Members of the Somalia National Army patrolling Kisimayu town. Somalia's army remains “incapable” of ousting Al-Shabaab from its strongholds, enabling the insurgents to exercise continued control over large parts of the country, the US State Department has said. PHOTO | FILE | NATION MEDIA GROUP

New York - Somalia's army remains “incapable” of ousting Al-Shabaab from its strongholds, enabling the insurgents to exercise continued control over large parts of the country, the US State Department said on Wednesday.

As another indication of failure to stifle Shabaab militants after 13 years of counterinsurgency warfare, the Al-Qaeda-affiliated group last year carried out more than 1,000 attacks inside Somalia and in northern Kenya, the State Department noted in its Country Reports on Terrorism 2019.

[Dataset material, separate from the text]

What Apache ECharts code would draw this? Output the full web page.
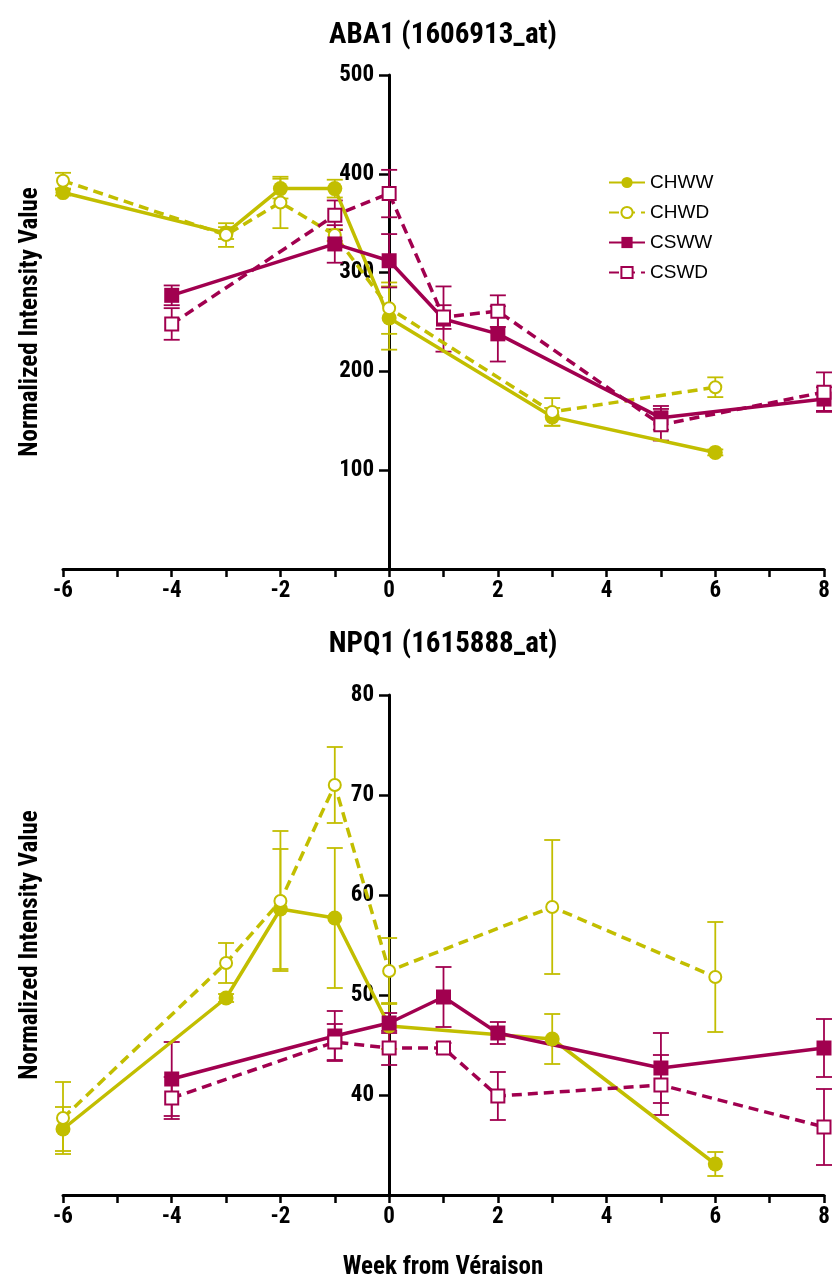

The Somalia section of the annual global survey estimates that Al-Shabaab has between 7,000 and 9,000 members.

FUNDING

The group funds its actions through “illegal charcoal production and exports, taxation of local populations and businesses, and by means of remittances and other money transfers from the Somali diaspora,” the report adds.

The State Department does not offer an estimate of the size of Shabaab's war chest.

Targeted operations carried out by Somali military units trained and equipped by the United States are said to stand as exceptions to the national army's ineffectiveness.

But the report makes no mention of the intensified campaign of air attacks launched by the US Africa Command (Africom) against Al-Shabaab targets.

Africom carried out 63 such strikes last year, compared to 47 in 2018 and 35 in 2017.

SECURITY REFORMS

Somali officials “failed to implement vital national security reforms and pass legislation that could help enhance the government’s capacity to secure and govern effectively at all levels,” the report observes.

But it finds that the federal government “remained a willing partner to US efforts to improve the quality of policing entities throughout the country.”

The Kenyan government is also described as a “willing US partner” in investigating, prosecuting and responding to terrorist attacks.

However, the report notes that Kenyan security forces were reported to have engaged in human rights violations in their counter-terrorism operations. Alleged abuses included extra-judicial killings, disappearances and torture.

DUSITD2 ATTACK

But the Kenyan police and army are lauded for their response to the January 2019 DusitD2 Hotel attack. Their performance on that occasion was “in line with international standards for protection of human rights in response to terrorist threats and attacks,” the report says.

Kenya's prosecution of suspected terrorists exhibits both progress and shortcomings, the US finds.

“Terrorism case trials often proceeded slowly and inefficiently,” the report states, noting that the three remaining defendants in the 2013 Westgate Mall attack were still on trial at the end of 2019.

“Significant victories” achieved last year included the reinstatement of convictions and 15-year sentences of two Iranians involved in a disrupted bomb plot in 2012.

Also last year, a Kenyan court found three of four defendants guilty of the 2015 Garissa University massacre.